AllianceBernstein, a USD618 billion collateralized debt obligation manager, is managing its first investment-grade corporate synthetic CDO. J.J. McKoan, director of global credit and alternative investments and chief portfolio manager on the deal, said the foray into this market is a natural extension and coincides with growing investor interest in managed synthetic CDOs.
The deal, called Prima, has not yet closed, but structurers at Barclays Capital, which issued the deal, said it has received USD170 in orders for the first round, of which close to USD150 printed last month. Prima employs a subordination cushion and uses trading gains to bring back downgraded notes to initial ratings before paying out investors or itself. Gains above stability maintenance are split 80/20 between investors and Alliance. McKoan said this strategy appeals to investors in an environment of tight spreads and high levels of idiosyncratic risk. "[Reallocation of trading gains] is an alignment of interests," he said, noting the strategy is consistent with Alliance's defensive philosophy.

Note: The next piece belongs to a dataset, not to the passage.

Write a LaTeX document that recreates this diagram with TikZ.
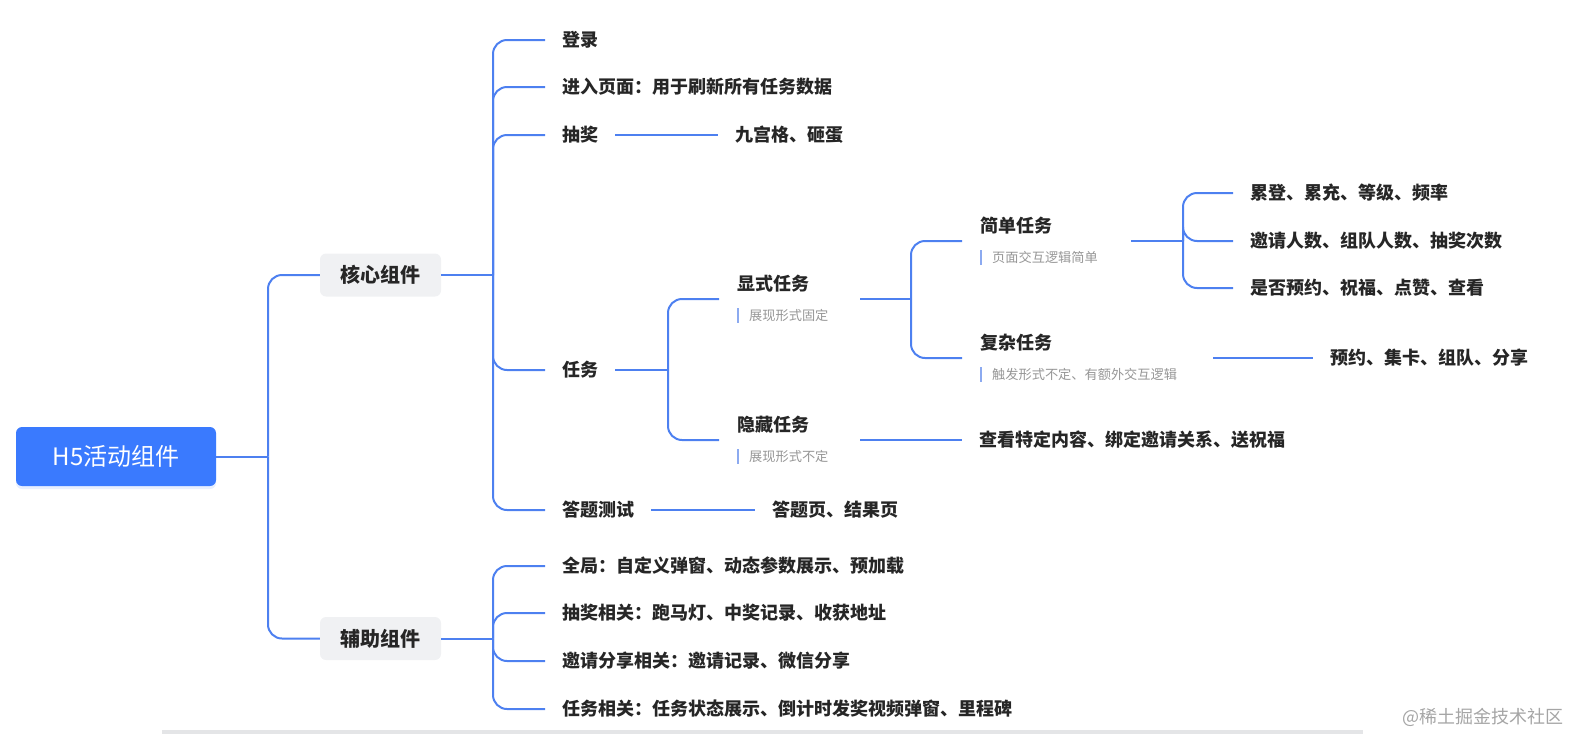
\documentclass[tikz,border=0pt]{standalone}
\usepackage{fontspec}
\setmainfont{Noto Sans CJK SC}
\usetikzlibrary{shadows}
\definecolor{lc}{RGB}{77,128,240}
\definecolor{rootc}{RGB}{58,122,254}
\definecolor{boxg}{RGB}{240,241,243}
\definecolor{tc}{RGB}{38,38,38}
\definecolor{sc}{RGB}{150,150,150}
\definecolor{barc}{RGB}{140,170,240}
\definecolor{bottomg}{RGB}{228,229,231}
\definecolor{wm}{RGB}{165,165,165}
\newcommand\subt[1]{{\fontsize{13.2}{16}\selectfont\mdseries\textcolor{barc}{\rule[-2.5pt]{2pt}{15pt}}\hspace{10pt}\textcolor{sc}{#1}}}
\begin{document}
\begin{tikzpicture}[x=1pt,y=-1pt,
  ln/.style={draw=lc, line width=2pt},
  rc/.style={ln, rounded corners=14pt},
  leaf/.style={anchor=west, inner xsep=17pt, inner ysep=2pt, text=tc, font=\fontsize{18}{20}\selectfont\bfseries},
  taskbox/.style={anchor=west, inner xsep=18pt, inner ysep=0pt, align=left, text=tc, font=\fontsize{18}{30}\selectfont\bfseries},
  catbox/.style={fill=boxg, rounded corners=6pt, minimum width=121pt, minimum height=43pt, inner sep=0pt, text=tc, font=\fontsize{20}{24}\selectfont\bfseries}
]
\useasboundingbox (0,0) rectangle (1569,734);
% root
\node[fill=rootc, rounded corners=6pt, minimum width=200pt, minimum height=59pt, inner sep=0pt, text=white,
  font=\fontsize{24}{28}\selectfont,
  drop shadow={opacity=0.12, fill=rootc, shadow xshift=0pt, shadow yshift=-3pt}] (root) at (116,456.5) {H5活动组件};
\node[catbox] (core) at (380.5,275) {核心组件};
\node[catbox] (aux) at (380.5,638.5) {辅助组件};
\coordinate (r1) at (268,456.5);
\draw[ln] (root.east) -- (r1);
\draw[rc] (r1) |- (core.west);
\draw[rc] (r1) |- (aux.west);

% core children
\node[leaf] (login) at (545,40) {登录};
\node[leaf] (enter) at (545,87) {进入页面：用于刷新所有任务数据};
\node[leaf] (lott) at (545,135) {抽奖};
\node[leaf] (task) at (545,370) {任务};
\node[leaf] (quiz) at (545,510) {答题测试};
\coordinate (c1) at (493,275);
\draw[ln] (core.east) -- (c1);
\foreach \n in {login,enter,lott,task,quiz} \draw[rc] (c1) |- (\n.west);

\node[leaf] (grid) at (718,135) {九宫格、砸蛋};
\draw[ln] (lott.east) -- (grid.west);
\node[leaf] (quizp) at (755,510) {答题页、结果页};
\draw[ln] (quiz.east) -- (quizp.west);

% task subtree
\node[taskbox, text width=105pt] (xs) at (719,299) {显式任务\\\subt{展现形式固定}};
\node[taskbox, text width=105pt] (yc) at (719,440) {隐藏任务\\\subt{展现形式不定}};
\coordinate (k1) at (668,370);
\draw[ln] (task.east) -- (k1);
\draw[rc] (k1) |- (xs.west);
\draw[rc] (k1) |- (yc.west);

\node[leaf] (see) at (962,440) {查看特定内容、绑定邀请关系、送祝福};
\draw[ln] (yc.east) -- (see.west);

\node[taskbox, text width=133pt] (jd) at (962,241) {简单任务\\\subt{页面交互逻辑简单}};
\node[taskbox, text width=215pt] (fz) at (962,358) {复杂任务\\\subt{触发形式不定、有额外交互逻辑}};
\coordinate (x1) at (911,299);
\draw[ln] (xs.east) -- (x1);
\draw[rc] (x1) |- (jd.west);
\draw[rc] (x1) |- (fz.west);

\node[leaf] (yy) at (1313,358) {预约、集卡、组队、分享};
\draw[ln] (fz.east) -- (yy.west);

\node[leaf] (s1) at (1233,193) {累登、累充、等级、频率};
\node[leaf] (s2) at (1233,241) {邀请人数、组队人数、抽奖次数};
\node[leaf] (s3) at (1233,288) {是否预约、祝福、点赞、查看};
\coordinate (j1) at (1183,241);
\draw[ln] (jd.east) -- (j1);
\foreach \n in {s1,s2,s3} \draw[rc] (j1) |- (\n.west);

% aux children
\node[leaf] (g1) at (545,566) {全局：自定义弹窗、动态参数展示、预加载};
\node[leaf] (g2) at (545,613) {抽奖相关：跑马灯、中奖记录、收获地址};
\node[leaf] (g3) at (545,661) {邀请分享相关：邀请记录、微信分享};
\node[leaf] (g4) at (545,709) {任务相关：任务状态展示、倒计时发奖视频弹窗、里程碑};
\coordinate (a1) at (493,638.5);
\draw[ln] (aux.east) -- (a1);
\foreach \n in {g1,g2,g3,g4} \draw[rc] (a1) |- (\n.west);

% bottom bar and watermark
\fill[bottomg] (162,729.5) rectangle (1363,734);
\node[text=wm, font=\fontsize{18}{20}\selectfont, anchor=east, inner sep=0pt] (wmk) at (1564,717) {@稀土掘金技术社区};
\end{tikzpicture}
\end{document}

Prima consists of 100 primarily investment-grade names, with a 10% allowable, but 5% initial, sub-investment grade bucket and principal-protected equity tranche. Standard & Poor's and Moody's Investors Service rated the tranches AAA through BBB.
Officials close to the deal said the second round should see greater participation, particularly from U.S. insurance companies, on the back of an update to Financial Accounting Standards Board's derivatives accounting standard 133 (DW, 3/31), and they tipped it to upsize to USD300-400 million.